How many adults in Japan already depend upon their parents for support, housing, income and just about everything else? How many would starve on the streets without help from Mom and Dad?
Financial dependence upon parents here is pretty extreme and I am guessing some of that has to do with the filial change.
The other likely cause is that everyone in Japan has had a reminder of what is and is not important by the recent quake, tsunami and nuclear crisis. Reports of a rise in the desire to marry are likely coming from the same motivator that is drawing people back to family.
But like Tokyo's brief flirtation with energy conservation, sooner or later life will get back to the busy norm and parents, the rush to marry and energy conservation will all go out the window. Energy is already well on the way as a visit to any city center demonstrates.
PenelopePitstop
Parasaito generation leeching off their parents! Anything to avoid adulthood...
cleo
That's so sad. The bride's big day, and her mum has to try and steal her thunder. Shame on those mums.
Gramie
@cleo
I think that's the point. It's NOT the bride's big day. I'm not defending the mums, because their actions sound ostentatious and self-centred, but the idea that a wedding is the merger of two families is far more historical than our nuclear family pairing.

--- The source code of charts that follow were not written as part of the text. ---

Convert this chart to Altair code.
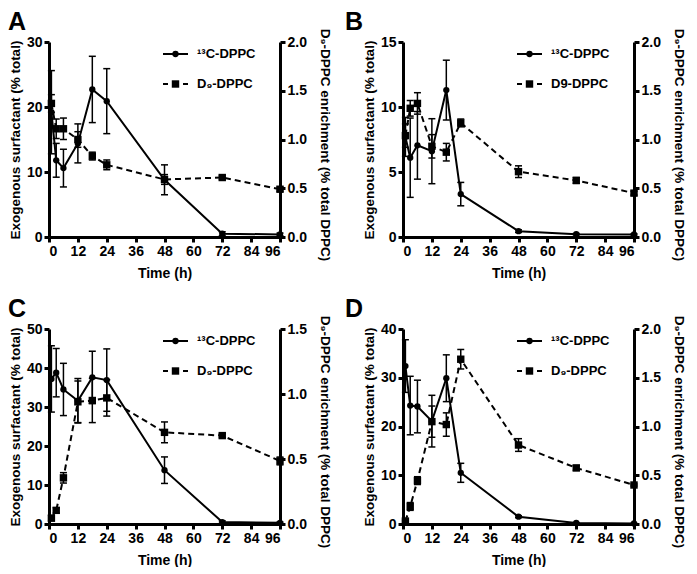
import altair as alt
import pandas as pd

FONT = "Liberation Sans"

TIME = [1, 3, 6, 12, 18, 24, 48, 72, 96]
X_TICKS = [0, 12, 24, 36, 48, 60, 72, 84, 96]

# Panel A
A_C13 = [19.2, 11.8, 10.6, 14.4, 22.7, 20.9, 8.8, 0.5, 0.4]
A_C13_ERR = [6.4, 2.6, 2.9, 3.0, 5.1, 5.0, 2.3, 0.3, 0.2]
A_D9 = [1.37, 1.11, 1.11, 1.00, 0.83, 0.74, 0.59, 0.61, 0.49]
A_D9_ERR = [0.09, 0.10, 0.11, 0.08, 0.04, 0.05, 0.05, 0.02, 0.02]

# Panel B
B_C13 = [7.7, 6.1, 7.05, 6.6, 11.3, 3.3, 0.45, 0.22, 0.2]
B_C13_ERR = [1.5, 3.05, 2.6, 2.5, 2.3, 0.9, 0.1, 0.05, 0.05]
B_D9 = [1.04, 1.32, 1.37, 0.93, 0.87, 1.17, 0.67, 0.58, 0.45]
B_D9_ERR = [0.12, 0.08, 0.11, 0.12, 0.09, 0.04, 0.06, 0.03, 0.02]

# Panel C
C_C13 = [37.2, 38.8, 34.5, 31.6, 37.6, 36.9, 13.8, 0.5, 0.3]
C_C13_ERR = [8.5, 6.2, 6.7, 5.7, 6.7, 8.0, 3.4, 0.3, 0.2]
C_D9 = [0.045, 0.105, 0.355, 0.94, 0.95, 0.97, 0.705, 0.68, 0.485]
C_D9_ERR = [0.02, 0.02, 0.04, 0.16, 0.17, 0.14, 0.08, 0.015, 0.03]

# Panel D
D_C13 = [32.4, 24.3, 24.1, 21.1, 29.9, 10.5, 1.5, 0.2, 0.1]
D_C13_ERR = [5.4, 6.0, 5.4, 5.3, 4.8, 1.95, 0.2, 0.1, 0.05]
D_D9 = [0.03, 0.18, 0.445, 1.05, 1.02, 1.69, 0.81, 0.575, 0.40]
D_D9_ERR = [0.01, 0.04, 0.04, 0.16, 0.12, 0.10, 0.065, 0.025, 0.01]

LEFT_TITLE = "Exogenous surfactant (% total)"
RIGHT_TITLE = "D\u2089-DPPC enrichment (% total  DPPC)"
C13_NAME = "\u00b9\u00b3C-DPPC"

W, H = 231, 195


def frame(vals, errs):
    return pd.DataFrame({
        "t": TIME,
        "v": vals,
        "lo": [v - e for v, e in zip(vals, errs)],
        "hi": [v + e for v, e in zip(vals, errs)],
    })


def panel(letter, letter_dx, c13, c13e, d9, d9e, lmax, lstep, rmax, d9_name):
    xenc = alt.X("t:Q", scale=alt.Scale(domain=[0, 96], nice=False, zero=True),
                 axis=alt.Axis(values=X_TICKS, title="Time (h)", titlePadding=8,
                               titleFontSize=14))
    lscale = alt.Scale(domain=[0, lmax], nice=False)
    laxis = alt.Axis(values=list(range(0, lmax + 1, lstep)), title=LEFT_TITLE,
                     orient="left", format="d", titlePadding=4)
    rscale = alt.Scale(domain=[0, rmax], nice=False)
    rvals = [i * 0.5 for i in range(int(rmax / 0.5) + 1)]
    raxis = alt.Axis(values=rvals, title=RIGHT_TITLE, orient="right",
                     format=".1f", titlePadding=11, titleY=H / 2 + 5)

    def ly(f):
        return alt.Y(f"{f}:Q", scale=lscale, axis=laxis)

    def ry(f):
        return alt.Y(f"{f}:Q", scale=rscale, axis=raxis)

    bc = alt.Chart(frame(c13, c13e))
    left = alt.layer(
        bc.mark_rule(color="black", strokeWidth=1.5).encode(x=xenc, y=ly("lo"), y2="hi:Q"),
        bc.mark_tick(orient="horizontal", size=7, thickness=1.5, color="black", opacity=1).encode(x=xenc, y=ly("lo")),
        bc.mark_tick(orient="horizontal", size=7, thickness=1.5, color="black", opacity=1).encode(x=xenc, y=ly("hi")),
        bc.mark_line(color="black", strokeWidth=2).encode(x=xenc, y=ly("v")),
        bc.mark_point(shape="circle", filled=True, size=40, color="black", opacity=1).encode(x=xenc, y=ly("v")),
    )
    bd = alt.Chart(frame(d9, d9e))
    right = alt.layer(
        bd.mark_rule(color="black", strokeWidth=1.5).encode(x=xenc, y=ry("lo"), y2="hi:Q"),
        bd.mark_tick(orient="horizontal", size=7, thickness=1.5, color="black", opacity=1).encode(x=xenc, y=ry("lo")),
        bd.mark_tick(orient="horizontal", size=7, thickness=1.5, color="black", opacity=1).encode(x=xenc, y=ry("hi")),
        bd.mark_line(color="black", strokeWidth=2, strokeDash=[6, 4]).encode(x=xenc, y=ry("v")),
        bd.mark_point(shape="square", filled=True, size=55, color="black", opacity=1).encode(x=xenc, y=ry("v")),
    )

    one = alt.Chart(pd.DataFrame({"k": [0]}))
    legend = alt.layer(
        one.mark_rule(color="black", strokeWidth=2).encode(x=alt.value(114), x2=alt.value(139), y=alt.value(12)),
        one.mark_point(shape="circle", filled=True, size=40, color="black", opacity=1).encode(x=alt.value(126.5), y=alt.value(12)),
        one.mark_text(text=C13_NAME, align="left", baseline="middle", fontSize=13, fontWeight="bold", font=FONT, color="black").encode(x=alt.value(148), y=alt.value(12)),
        one.mark_rule(color="black", strokeWidth=2, strokeDash=[5, 5]).encode(x=alt.value(114), x2=alt.value(139), y=alt.value(42)),
        one.mark_point(shape="square", filled=True, size=55, color="black", opacity=1).encode(x=alt.value(126.5), y=alt.value(42)),
        one.mark_text(text=d9_name, align="left", baseline="middle", fontSize=13, fontWeight="bold", font=FONT, color="black").encode(x=alt.value(148), y=alt.value(42)),
        one.mark_text(text=letter, align="left", baseline="top", fontSize=25, fontWeight="bold", font=FONT, color="black").encode(x=alt.value(letter_dx), y=alt.value(-32)),
    )

    return alt.layer(left, right, legend).resolve_scale(y="independent").properties(width=W, height=H)


pa = panel("A", -41, A_C13, A_C13_ERR, A_D9, A_D9_ERR, 30, 10, 2.0, "D\u2089-DPPC")
pb = panel("B", -58, B_C13, B_C13_ERR, B_D9, B_D9_ERR, 15, 5, 2.0, "D9-DPPC")
pc = panel("C", -41, C_C13, C_C13_ERR, C_D9, C_D9_ERR, 50, 10, 1.5, "D\u2089-DPPC")
pd_ = panel("D", -58, D_C13, D_C13_ERR, D_D9, D_D9_ERR, 40, 10, 2.0, "D\u2089-DPPC")

chart = alt.vconcat(
    alt.hconcat(pa, pb, spacing=13),
    alt.hconcat(pc, pd_, spacing=13),
    spacing=17,
).properties(padding={"top": 2, "left": 0, "right": 0, "bottom": 0}).configure_view(stroke=None).configure_axis(
    labelFont=FONT, titleFont=FONT, labelFontSize=14, titleFontSize=13.5,
    labelFontWeight="bold", titleFontWeight="bold", labelColor="black", titleColor="black",
    domainColor="black", domainWidth=3, tickColor="black", tickWidth=3, tickSize=5,
    grid=False, labelPadding=2,
)

chart.save("out.html", embed_options={"renderer": "svg", "actions": False})
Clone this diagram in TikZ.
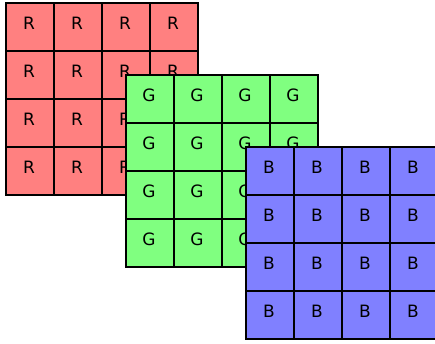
\documentclass[tikz,border=0pt]{standalone}
\usepackage{fontspec}
\setmainfont{DejaVu Sans}
\definecolor{redc}{RGB}{255,128,128}
\definecolor{greenc}{RGB}{128,255,128}
\definecolor{bluec}{RGB}{128,128,255}
\begin{document}
\begin{tikzpicture}[x=1pt,y=-1pt,
  cell/.style={draw=black,line width=1.8pt,minimum size=48pt,inner sep=0pt,outer sep=0pt},
  lab/.style={font=\fontsize{17}{20}\selectfont,text=black,inner sep=0pt}]
\useasboundingbox (0,0) rectangle (435,343);
\clip (0,0) rectangle (435,343);
\foreach \nm/\ch/\ox/\oy/\col in {r/R/6/3/redc, g/G/126/75/greenc, b/B/246/147/bluec} {
  \foreach \i in {0,...,3} {
    \foreach \j in {0,...,3} {
      \node[cell,fill=\col] (\nm\i\j) at ({\ox+24+48*\i},{\oy+24+48*\j}) {};
      \node[lab] (\nm t\i\j) at ([shift={(-1,-3.3)}]\nm\i\j.center) {\ch};
    }
  }
}
\end{tikzpicture}
\end{document}
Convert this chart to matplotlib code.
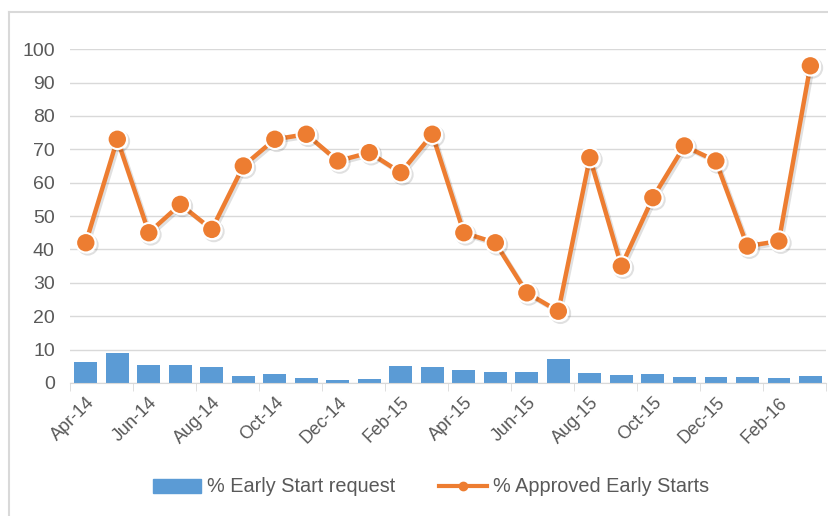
import matplotlib
matplotlib.use("Agg")
import matplotlib.pyplot as plt
import matplotlib.patheffects as pe
from matplotlib.lines import Line2D

months = ['Apr-14', 'May-14', 'Jun-14', 'Jul-14', 'Aug-14', 'Sep-14', 'Oct-14', 'Nov-14',
          'Dec-14', 'Jan-15', 'Feb-15', 'Mar-15', 'Apr-15', 'May-15', 'Jun-15', 'Jul-15',
          'Aug-15', 'Sep-15', 'Oct-15', 'Nov-15', 'Dec-15', 'Jan-16', 'Feb-16', 'Mar-16']
early_start_request = [6.3, 9.0, 5.3, 5.3, 4.7, 2.0, 2.8, 1.5, 0.8, 1.1, 5.0, 4.7,
                       4.0, 3.4, 3.4, 7.3, 3.1, 2.4, 2.8, 1.7, 1.7, 1.7, 1.4, 2.0]
approved_early_starts = [42, 73, 45, 53.5, 46, 65, 73, 74.5, 66.5, 69, 63, 74.5,
                         45, 42, 27, 21.5, 67.5, 35, 55.5, 71, 66.5, 41, 42.5, 95]

blue = '#5B9BD5'
orange = '#ED7D31'
grey_text = '#595959'

plt.rcParams['font.family'] = ['Liberation Sans', 'DejaVu Sans']

fig = plt.figure(figsize=(8.29, 5.16), dpi=100)
ax = fig.add_axes([0.0845, 0.2578, 0.912, 0.647])

x = list(range(len(months)))
ax.bar(x, early_start_request, width=0.72, color=blue, zorder=2)
ax.plot(x, approved_early_starts, color=orange, lw=3.2, marker='o', markersize=14,
        markerfacecolor=orange, markeredgecolor='white', markeredgewidth=1.5, zorder=3,
        path_effects=[pe.SimpleLineShadow(offset=(1.5, -1.5), alpha=0.12, shadow_color='black'),
                      pe.Normal()])

ax.set_ylim(0, 100)
ax.set_xlim(-0.5, len(months) - 0.5)
ax.set_yticks(range(0, 101, 10))
ax.yaxis.grid(True, color='#D9D9D9', lw=1)
ax.set_axisbelow(True)

ax.set_xticks(x[::2])
ax.set_xticklabels(months[::2], rotation=45, ha='right', rotation_mode='anchor')
ax.set_xticks([i - 0.5 for i in range(0, len(months) + 1, 2)], minor=True)
ax.tick_params(axis='x', which='major', length=0, pad=8, labelsize=13, colors=grey_text)
ax.tick_params(axis='x', which='minor', length=6, color='#D9D9D9')
ax.tick_params(axis='y', length=0, pad=11, labelsize=14, colors=grey_text)

for s in ['top', 'right', 'left']:
    ax.spines[s].set_visible(False)
ax.spines['bottom'].set_color('#D9D9D9')

# chart frame (left and top edges visible)
fig.add_artist(Line2D([9 / 829, 9 / 829], [0, 1 - 12 / 516], color='#D9D9D9', lw=1.5))
fig.add_artist(Line2D([9 / 829, 1], [1 - 12 / 516, 1 - 12 / 516], color='#D9D9D9', lw=1.5))

handles = [plt.Rectangle((0, 0), 1, 1, color=blue),
           Line2D([], [], color=orange, lw=3, marker='o', markersize=6,
                  markerfacecolor=orange, markeredgecolor=orange)]
fig.legend(handles, ['% Early Start request', '% Approved Early Starts'],
           loc='center', bbox_to_anchor=(0.52, 1 - 487 / 516), ncol=2, frameon=False,
           fontsize=14.3, labelcolor=grey_text, handlelength=2.4, handletextpad=0.3,
           columnspacing=2.2)

fig.savefig('out.png', dpi=100)
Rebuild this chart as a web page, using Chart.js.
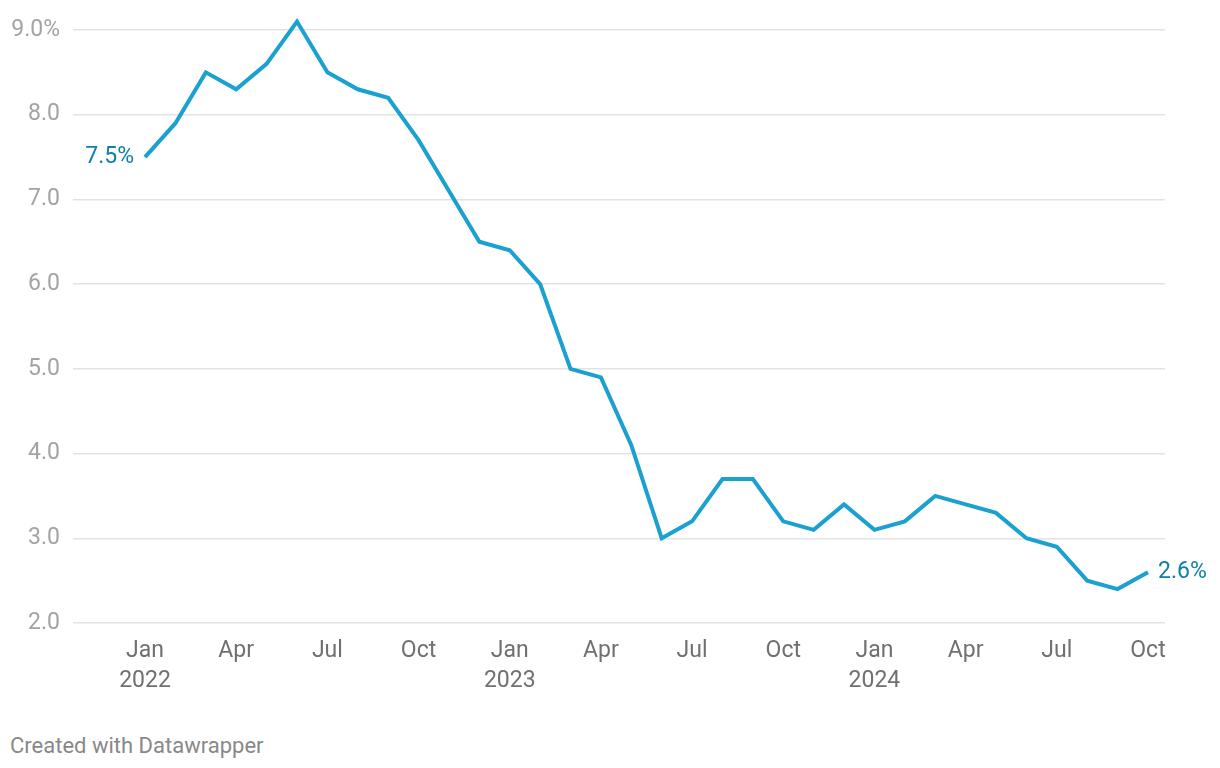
<!DOCTYPE html>
<html>
<head>
<meta charset="utf-8">
<script src="https://cdn.jsdelivr.net/npm/chart.js@4.4.1/dist/chart.umd.min.js"></script>
<style>
  html, body { margin: 0; padding: 0; background: #fff; }
  #wrap { position: relative; width: 1220px; height: 768px; }
  #footer {
    position: absolute; left: 10px; top: 733px;
    font-family: Roboto, sans-serif; font-size: 22px; color: #888;
  }
</style>
</head>
<body>
<div id="wrap">
  <canvas id="chart" width="1220" height="712"></canvas>
  <div id="footer">Created with Datawrapper</div>
</div>
<script>
// months from Jan 2022 to Oct 2024
const months = ['Jan','Feb','Mar','Apr','May','Jun','Jul','Aug','Sep','Oct','Nov','Dec'];
const startYear = 2022;
const rates = [
    7.5, 7.9, 8.5, 8.3, 8.6, 9.1, 8.5, 8.3, 8.2, 7.7, 7.1, 6.5,
    6.4, 6.0, 5.0, 4.9, 4.1, 3.0, 3.2, 3.7, 3.7, 3.2, 3.1, 3.4,
    3.1, 3.2, 3.5, 3.4, 3.3, 3.0, 2.9, 2.5, 2.4, 2.6
];
const yTicks = [2, 3, 4, 5, 6, 7, 8, 9];
const xTicks = [0, 3, 6, 9, 12, 15, 18, 21, 24, 27, 30, 33];

const lineColor = '#1ba1cf';
const labelColor = '#0d7fa9';

// label first and last value next to the line
const endLabels = {
    id: 'endLabels',
    afterDatasetsDraw(c) {
        const ctx = c.ctx;
        const x = c.scales.x, y = c.scales.y;
        const last = rates.length - 1;
        ctx.save();
        ctx.font = '23px Roboto, sans-serif';
        ctx.fillStyle = labelColor;
        ctx.textBaseline = 'middle';
        ctx.textAlign = 'right';
        ctx.fillText(rates[0].toFixed(1) + '%', x.getPixelForValue(0) - 11, y.getPixelForValue(rates[0]));
        ctx.textAlign = 'left';
        ctx.fillText(rates[last].toFixed(1) + '%', x.getPixelForValue(last) + 10, y.getPixelForValue(rates[last]));
        ctx.restore();
    }
};

const ctx = document.getElementById('chart').getContext('2d');
const chart = new Chart(ctx, {
    type: 'line',
    data: {
        datasets: [{
            data: rates.map((v, i) => ({ x: i, y: v })),
            borderColor: lineColor,
            borderWidth: 4,
            pointRadius: 0,
            tension: 0,
            clip: false
        }]
    },
    options: {
        responsive: false,
        animation: false,
        layout: { padding: { left: 0, right: 55, top: 30, bottom: 0 } },
        plugins: {
            legend: { display: false },
            tooltip: { enabled: false }
        },
        scales: {
            x: {
                type: 'linear',
                min: -2.37,
                max: 33.56,
                afterBuildTicks: (s) => { s.ticks = xTicks.map(v => ({ value: v })); },
                afterFit: (s) => { s.height = 89; },
                grid: { display: false, drawTicks: false },
                border: { display: false },
                ticks: {
                    autoSkip: false,
                    maxRotation: 0,
                    padding: 13,
                    color: '#707070',
                    font: { family: 'Roboto, sans-serif', size: 23, lineHeight: 1.3 },
                    callback: (v) => {
                        const m = months[v % 12];
                        return v % 12 === 0 ? [m, String(startYear + v / 12)] : m;
                    }
                }
            },
            y: {
                min: 2,
                max: 9,
                afterBuildTicks: (s) => { s.ticks = yTicks.map(v => ({ value: v })); },
                afterFit: (s) => { s.width = 73; },
                grid: { color: '#e3e3e3', lineWidth: 1.5, drawTicks: false },
                border: { display: false },
                ticks: {
                    padding: 13,
                    color: '#a3a3a3',
                    font: { family: 'Roboto, sans-serif', size: 23 },
                    callback: (v) => v === 9 ? v.toFixed(1) + '%' : v.toFixed(1)
                }
            }
        }
    },
    plugins: [endLabels]
});
</script>
</body>
</html>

I don't advocate going back to paying dowries or bride prices, but my wife certainly didn't get just me at our wedding.
illsayit
Everybody knows it's the merging of 2 families that's why there is a bloomin' wedding in the first place. The couple are a symbol of that. I agree with cleo, in fact I think it is more than sad, it's sick. Yuck Yuck Yuck. Like cant the father-in-laws organize a little hoe-down for themselves or whatever, if that's what they want. Confucius just stating the obvious there, no enlightening whatsoever. YUCK
MrDog
Stupidity know no bounds.
Well, at least she knows what her future is going to be like. "My mother worked herself to death, and by Jesus, that's what I'm going to do!".
I didn't know that being a mother's boy was a good thing now. Does he get to second base?
By the way... "Odaibu"??? Shouldn't that be "Odaiba"?
ihavegreatlegs
Wataru sounds like a real mama's boy. I would be embarrassed if I were him. Shows up to work on Monday, and others ask him what he did. ...and he replies I took my mother out on a date. No office romance for him for sure.
ihavegreatlegs
.... and then we went to a love hotel.